■ **GIVEN EXERCISE**
Copy the data exactly as it appears, and do not include any pictures.

■ **RECORDED DATA**

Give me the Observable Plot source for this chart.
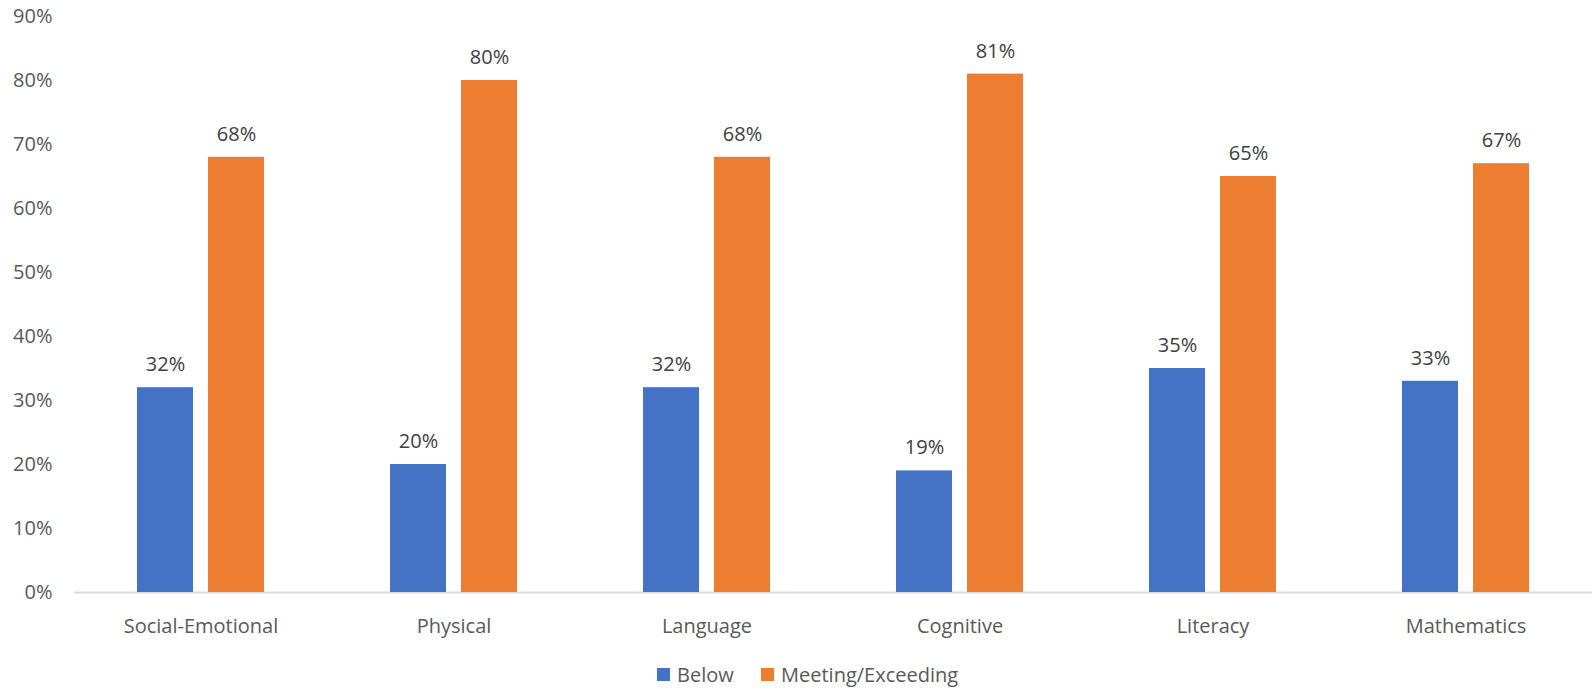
<!DOCTYPE html>
<html>
<head>
<meta charset="utf-8">
<script src="https://cdn.jsdelivr.net/npm/d3@7"></script>
<script src="https://cdn.jsdelivr.net/npm/@observablehq/plot@0.6"></script>
<style>
  html, body { margin: 0; padding: 0; background: #fff; }
  #chart svg { display: block; }
  .legend { position: relative; height: 28px; font-family: "Open Sans", sans-serif; font-size: 20px; color: #595959; }
  .legend .item { position: absolute; top: 0; display: flex; align-items: center; height: 28px; }
  .legend .sw { width: 13px; height: 13px; margin-right: 7px; }
</style>
</head>
<body>
<div id="chart"></div>
<div class="legend" id="legend"></div>
<script>
const categories = ["Social-Emotional", "Physical", "Language", "Cognitive", "Literacy", "Mathematics"];
const seriesNames = ["Below", "Meeting/Exceeding"];
const belowValues = [32, 20, 32, 19, 35, 33];
const meetingValues = [68, 80, 68, 81, 65, 67];
const yTicks = [0, 10, 20, 30, 40, 50, 60, 70, 80, 90];
const colors = ["#4472C4", "#ED7D31"];

const data = categories.flatMap((c, i) => [
  {category: c, series: seriesNames[0], value: belowValues[i]},
  {category: c, series: seriesNames[1], value: meetingValues[i]}
]);

const chart = Plot.plot({
  width: 1593,
  height: 660,
  marginLeft: 73,
  marginRight: 1,
  marginTop: 16,
  marginBottom: 68,
  style: {fontFamily: "Open Sans, sans-serif", fontSize: "20px", color: "#595959", background: "#fff"},
  fx: {domain: categories, padding: 0, label: null, axis: "bottom", tickSize: 0, tickPadding: 26},
  x: {domain: seriesNames, axis: null, paddingInner: 0.215, paddingOuter: 0.865},
  y: {domain: [0, 90], ticks: yTicks, tickFormat: d => d + "%", tickSize: 0, tickPadding: 22, label: null},
  color: {domain: seriesNames, range: colors},
  marks: [
    Plot.ruleY([0], {stroke: "#d9d9d9", strokeWidth: 2}),
    Plot.barY(data, {fx: "category", x: "series", y: "value", fill: "series"}),
    Plot.text(data, {fx: "category", x: "series", y: "value", text: d => d.value + "%", dy: -23, fill: "#404040", fontSize: 20})
  ]
});
document.getElementById("chart").appendChild(chart);

const legend = document.getElementById("legend");
const lefts = [657, 761];
seriesNames.forEach((s, i) => {
  const item = document.createElement("div");
  item.className = "item";
  item.style.left = lefts[i] + "px";
  const sw = document.createElement("div");
  sw.className = "sw";
  sw.style.background = colors[i];
  const t = document.createElement("span");
  t.textContent = s;
  item.appendChild(sw);
  item.appendChild(t);
  legend.appendChild(item);
});
</script>
</body>
</html>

■ **CORRECT RESPONSE**
Give me the Observable Plot source for this chart.
<!DOCTYPE html>
<html>
<head>
<meta charset="utf-8">
<script src="https://cdn.jsdelivr.net/npm/d3@7"></script>
<script src="https://cdn.jsdelivr.net/npm/@observablehq/plot@0.6"></script>
<style>
  html, body { margin: 0; padding: 0; background: #fff; }
  #chart svg { display: block; }
  .legend { position: relative; height: 28px; font-family: "Open Sans", sans-serif; font-size: 20px; color: #595959; }
  .legend .item { position: absolute; top: 0; display: flex; align-items: center; height: 28px; }
  .legend .sw { width: 13px; height: 13px; margin-right: 7px; }
</style>
</head>
<body>
<div id="chart"></div>
<div class="legend" id="legend"></div>
<script>
const categories = ["Social-Emotional", "Physical", "Language", "Cognitive", "Literacy", "Mathematics"];
const seriesNames = ["Below", "Meeting/Exceeding"];
const belowValues = [32, 20, 32, 19, 35, 33];
const meetingValues = [68, 80, 68, 81, 65, 67];
const yTicks = [0, 10, 20, 30, 40, 50, 60, 70, 80, 90];
const colors = ["#4472C4", "#ED7D31"];

const data = categories.flatMap((c, i) => [
  {category: c, series: seriesNames[0], value: belowValues[i]},
  {category: c, series: seriesNames[1], value: meetingValues[i]}
]);

const chart = Plot.plot({
  width: 1593,
  height: 660,
  marginLeft: 73,
  marginRight: 1,
  marginTop: 16,
  marginBottom: 68,
  style: {fontFamily: "Open Sans, sans-serif", fontSize: "20px", color: "#595959", background: "#fff"},
  fx: {domain: categories, padding: 0, label: null, axis: "bottom", tickSize: 0, tickPadding: 26},
  x: {domain: seriesNames, axis: null, paddingInner: 0.215, paddingOuter: 0.865},
  y: {domain: [0, 90], ticks: yTicks, tickFormat: d => d + "%", tickSize: 0, tickPadding: 22, label: null},
  color: {domain: seriesNames, range: colors},
  marks: [
    Plot.ruleY([0], {stroke: "#d9d9d9", strokeWidth: 2}),
    Plot.barY(data, {fx: "category", x: "series", y: "value", fill: "series"}),
    Plot.text(data, {fx: "category", x: "series", y: "value", text: d => d.value + "%", dy: -23, fill: "#404040", fontSize: 20})
  ]
});
document.getElementById("chart").appendChild(chart);

const legend = document.getElementById("legend");
const lefts = [657, 761];
seriesNames.forEach((s, i) => {
  const item = document.createElement("div");
  item.className = "item";
  item.style.left = lefts[i] + "px";
  const sw = document.createElement("div");
  sw.className = "sw";
  sw.style.background = colors[i];
  const t = document.createElement("span");
  t.textContent = s;
  item.appendChild(sw);
  item.appendChild(t);
  legend.appendChild(item);
});
</script>
</body>
</html>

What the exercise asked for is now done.